## Supplied material
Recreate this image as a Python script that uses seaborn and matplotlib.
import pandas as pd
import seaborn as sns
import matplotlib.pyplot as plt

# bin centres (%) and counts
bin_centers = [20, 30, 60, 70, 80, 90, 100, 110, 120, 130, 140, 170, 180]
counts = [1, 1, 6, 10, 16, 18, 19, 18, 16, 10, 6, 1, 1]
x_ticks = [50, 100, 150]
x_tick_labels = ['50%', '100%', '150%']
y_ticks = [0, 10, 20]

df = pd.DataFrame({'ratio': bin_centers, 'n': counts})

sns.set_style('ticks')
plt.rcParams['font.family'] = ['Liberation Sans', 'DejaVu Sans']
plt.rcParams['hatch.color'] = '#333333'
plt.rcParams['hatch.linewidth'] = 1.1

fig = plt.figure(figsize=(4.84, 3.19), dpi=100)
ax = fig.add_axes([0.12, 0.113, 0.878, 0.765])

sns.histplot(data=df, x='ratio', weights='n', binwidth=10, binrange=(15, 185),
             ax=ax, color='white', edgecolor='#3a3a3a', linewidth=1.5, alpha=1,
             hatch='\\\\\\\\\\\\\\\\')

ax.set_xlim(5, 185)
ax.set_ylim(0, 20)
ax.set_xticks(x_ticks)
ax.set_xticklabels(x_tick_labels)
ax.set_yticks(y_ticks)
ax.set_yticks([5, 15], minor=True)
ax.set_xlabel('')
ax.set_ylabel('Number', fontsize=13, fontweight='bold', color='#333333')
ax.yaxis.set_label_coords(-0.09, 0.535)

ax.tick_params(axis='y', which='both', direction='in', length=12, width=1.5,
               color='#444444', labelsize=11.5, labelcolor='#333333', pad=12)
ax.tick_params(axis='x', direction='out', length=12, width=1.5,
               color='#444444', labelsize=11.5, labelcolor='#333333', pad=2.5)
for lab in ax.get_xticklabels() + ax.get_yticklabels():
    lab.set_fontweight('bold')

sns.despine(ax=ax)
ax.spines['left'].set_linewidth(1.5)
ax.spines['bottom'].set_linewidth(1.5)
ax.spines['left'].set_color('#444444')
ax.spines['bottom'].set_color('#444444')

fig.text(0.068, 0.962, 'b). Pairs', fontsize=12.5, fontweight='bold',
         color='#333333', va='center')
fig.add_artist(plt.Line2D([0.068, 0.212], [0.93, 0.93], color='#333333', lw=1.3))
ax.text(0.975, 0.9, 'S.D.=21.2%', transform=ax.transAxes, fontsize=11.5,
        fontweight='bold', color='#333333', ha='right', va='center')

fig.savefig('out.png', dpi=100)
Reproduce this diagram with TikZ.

## What is expected
From the very first line of the data through the line with "y_ticks = [0, 10, 20]" in it, please reproduce each line exactly and output nothing more.

## Answer to this problem
Recreate this image as a Python script that uses seaborn and matplotlib.
import pandas as pd
import seaborn as sns
import matplotlib.pyplot as plt

# bin centres (%) and counts
bin_centers = [20, 30, 60, 70, 80, 90, 100, 110, 120, 130, 140, 170, 180]
counts = [1, 1, 6, 10, 16, 18, 19, 18, 16, 10, 6, 1, 1]
x_ticks = [50, 100, 150]
x_tick_labels = ['50%', '100%', '150%']
y_ticks = [0, 10, 20]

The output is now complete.